With that being said, you do indeed have the correct idea.
char *ary[] as you put it, is indeed the way to declare an array of strings. The key difference here is that you will need to give this array a size at compile time. char** can be made to act as an array using dynamic memory allocation (malloc, calloc etc.) BUT it is also has another purpose. It is indeed a pointer to a pointer which means that if it appears in a function prototype it has a dual meaning. The function may accept a two-d ary, OR a pointer by reference. The same way you pass an integer by reference.
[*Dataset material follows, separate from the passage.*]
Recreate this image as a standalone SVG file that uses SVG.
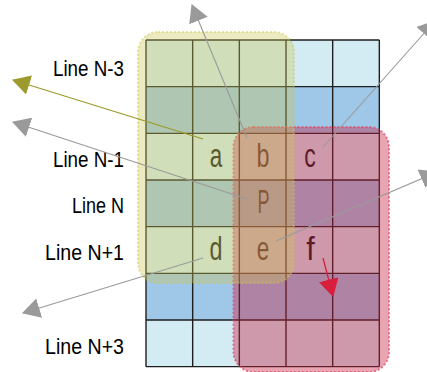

If you pass a char** into a function then if that char pointer points to a valid character pointer which then in turn points to a character than yes that is true, however, you will need to note the difference conceptually between a 2-D array and a table of values. You should think of a 2-D array as a serpate row of pointers to arrays
const char ary[10][10];
ary[0] = "Hello" assigns the entire string to this array
ary[0] --------> ary[][0] which is H. Note that this is not the correct syntax, but for idea's sake consider the first number the value of the first pointer I.E. to which array it points. Then after being dereferenced, you are working with a char* so you can think of it as an array of char at that point.
You final last question. Funtion prototypes do not distinugish between char* ar[] and char**. They can be treated differently by the programmer within the funcition, but as far is it is concerned it is receiving a pointer to a character pointer. How you increment, dereference it is up to you.